### EXERCISE DIRECTIONS
Extract the lines of the material below, beginning with the first and ending with the line that holds "ax.axhline(0, color='black', lw=3, zorder=1)". Skip every picture.

------------------------------------------------------------

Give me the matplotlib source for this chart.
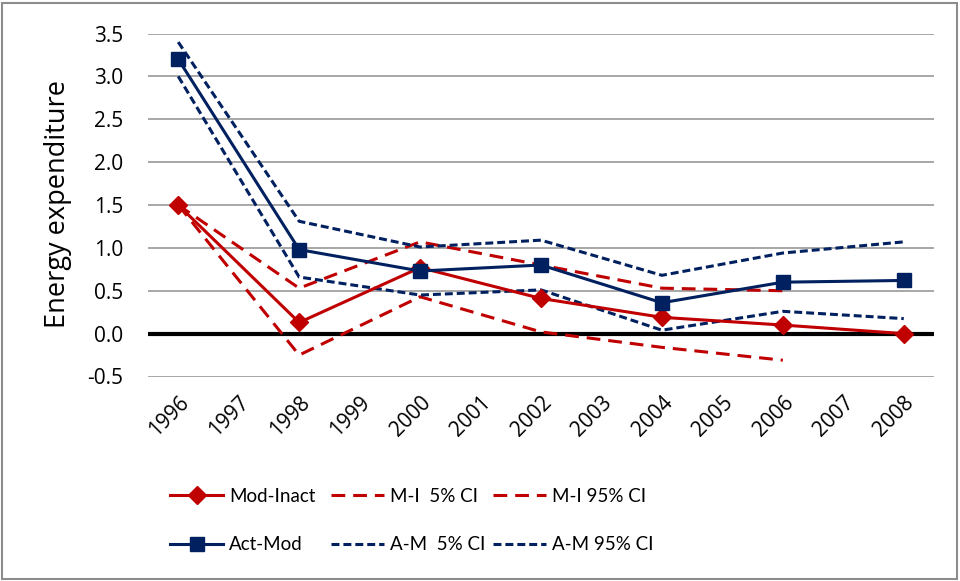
import matplotlib
matplotlib.use("Agg")
import matplotlib.pyplot as plt
import numpy as np
from matplotlib.patches import Rectangle

plt.rcParams['font.family'] = ['Open Sans', 'DejaVu Sans']

years = ['1996', '1997', '1998', '1999', '2000', '2001', '2002',
         '2003', '2004', '2005', '2006', '2007', '2008']
data_years = ['1996', '1998', '2000', '2002', '2004', '2006', '2008']
ci_years_mi = ['1996', '1998', '2000', '2002', '2004', '2006']

mod_inact = [1.50, 0.13, 0.77, 0.41, 0.19, 0.10, 0.00]
mi_5 = [1.50, -0.25, 0.43, 0.02, -0.16, -0.31]
mi_95 = [1.50, 0.53, 1.07, 0.80, 0.53, 0.50]

act_mod = [3.20, 0.98, 0.73, 0.80, 0.36, 0.60, 0.62]
am_5 = [3.00, 0.66, 0.45, 0.51, 0.04, 0.26, 0.175]
am_95 = [3.40, 1.31, 1.01, 1.09, 0.68, 0.94, 1.07]

yticks = [-0.5, 0.0, 0.5, 1.0, 1.5, 2.0, 2.5, 3.0, 3.5]

RED = '#C00000'
NAVY = '#002060'
LW = 2.2
RED_DASH = (4.5, 2.6)
NAVY_DASH = (2.6, 1.3)

W, H = 960, 581
fig = plt.figure(figsize=(W/100, H/100), dpi=100)
ax = fig.add_axes([148/W, 1-376.5/H, (934-148)/W, (376.5-33.5)/H])

xpos = {y: i for i, y in enumerate(years)}
xd = [xpos[y] for y in data_years]
xmi = [xpos[y] for y in ci_years_mi]

for yv in yticks:
    if yv != 0:
        ax.axhline(yv, color='#a0a0a0', lw=1.3, zorder=0)
ax.axhline(0, color='black', lw=3, zorder=1)

h_mi5, = ax.plot(xmi, mi_5, color=RED, lw=LW, dashes=RED_DASH, label='M-I  5% CI', zorder=2)
h_mi95, = ax.plot(xmi, mi_95, color=RED, lw=LW, dashes=RED_DASH, label='M-I 95% CI', zorder=2)
h_am5, = ax.plot(xd, am_5, color=NAVY, lw=LW, dashes=NAVY_DASH, label='A-M  5% CI', zorder=2)
h_am95, = ax.plot(xd, am_95, color=NAVY, lw=LW, dashes=NAVY_DASH, label='A-M 95% CI', zorder=2)
h_mi, = ax.plot(xd, mod_inact, color=RED, lw=LW, marker='D', ms=9.5, label='Mod-Inact', zorder=3)
h_am, = ax.plot(xd, act_mod, color=NAVY, lw=LW, marker='s', ms=10, label='Act-Mod', zorder=4)

ax.set_xlim(-0.5, len(years) - 0.5)
ax.set_ylim(-0.5, 3.5)
ax.set_yticks(yticks)
ax.set_yticklabels([f'{v:.1f}' for v in yticks], fontsize=15)
ax.set_xticks(range(len(years)))
ax.set_xticklabels(years, fontsize=15, rotation=45, ha='right', rotation_mode='anchor')
ax.tick_params(axis='both', length=0)
ax.tick_params(axis='y', pad=18)
ax.tick_params(axis='x', pad=11)
for s in ax.spines.values():
    s.set_visible(False)

fig.text(58/W, 1-204.5/H, 'Energy expenditure', rotation=90, ha='center', va='center',
         fontsize=19.5)

LEG_FS = 13.5
leg_px = LEG_FS * 100 / 72
col_x = [170, 331, 493]
row_y = [496, 545]
layout = [[h_mi, h_mi5, h_mi95], [h_am, h_am5, h_am95]]
for r, row in enumerate(layout):
    for c, h in enumerate(row):
        fig.legend(handles=[h], loc='center left',
                   bbox_to_anchor=(col_x[c]/W, 1-row_y[r]/H),
                   frameon=False, prop={'family': ['Lato', 'DejaVu Sans'], 'size': LEG_FS},
                   handlelength=53/leg_px, handletextpad=6/leg_px,
                   borderpad=0, borderaxespad=0)

fig.patches.append(Rectangle((2/W, 2/H), 1-5/W, 1-5/H, transform=fig.transFigure,
                             fill=False, edgecolor='#8c8c8c', lw=1.5))

fig.savefig('out.png', dpi=100)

------------------------------------------------------------

### SOLUTION
Give me the matplotlib source for this chart.
import matplotlib
matplotlib.use("Agg")
import matplotlib.pyplot as plt
import numpy as np
from matplotlib.patches import Rectangle

plt.rcParams['font.family'] = ['Open Sans', 'DejaVu Sans']

years = ['1996', '1997', '1998', '1999', '2000', '2001', '2002',
         '2003', '2004', '2005', '2006', '2007', '2008']
data_years = ['1996', '1998', '2000', '2002', '2004', '2006', '2008']
ci_years_mi = ['1996', '1998', '2000', '2002', '2004', '2006']

mod_inact = [1.50, 0.13, 0.77, 0.41, 0.19, 0.10, 0.00]
mi_5 = [1.50, -0.25, 0.43, 0.02, -0.16, -0.31]
mi_95 = [1.50, 0.53, 1.07, 0.80, 0.53, 0.50]

act_mod = [3.20, 0.98, 0.73, 0.80, 0.36, 0.60, 0.62]
am_5 = [3.00, 0.66, 0.45, 0.51, 0.04, 0.26, 0.175]
am_95 = [3.40, 1.31, 1.01, 1.09, 0.68, 0.94, 1.07]

yticks = [-0.5, 0.0, 0.5, 1.0, 1.5, 2.0, 2.5, 3.0, 3.5]

RED = '#C00000'
NAVY = '#002060'
LW = 2.2
RED_DASH = (4.5, 2.6)
NAVY_DASH = (2.6, 1.3)

W, H = 960, 581
fig = plt.figure(figsize=(W/100, H/100), dpi=100)
ax = fig.add_axes([148/W, 1-376.5/H, (934-148)/W, (376.5-33.5)/H])

xpos = {y: i for i, y in enumerate(years)}
xd = [xpos[y] for y in data_years]
xmi = [xpos[y] for y in ci_years_mi]

for yv in yticks:
    if yv != 0:
        ax.axhline(yv, color='#a0a0a0', lw=1.3, zorder=0)
ax.axhline(0, color='black', lw=3, zorder=1)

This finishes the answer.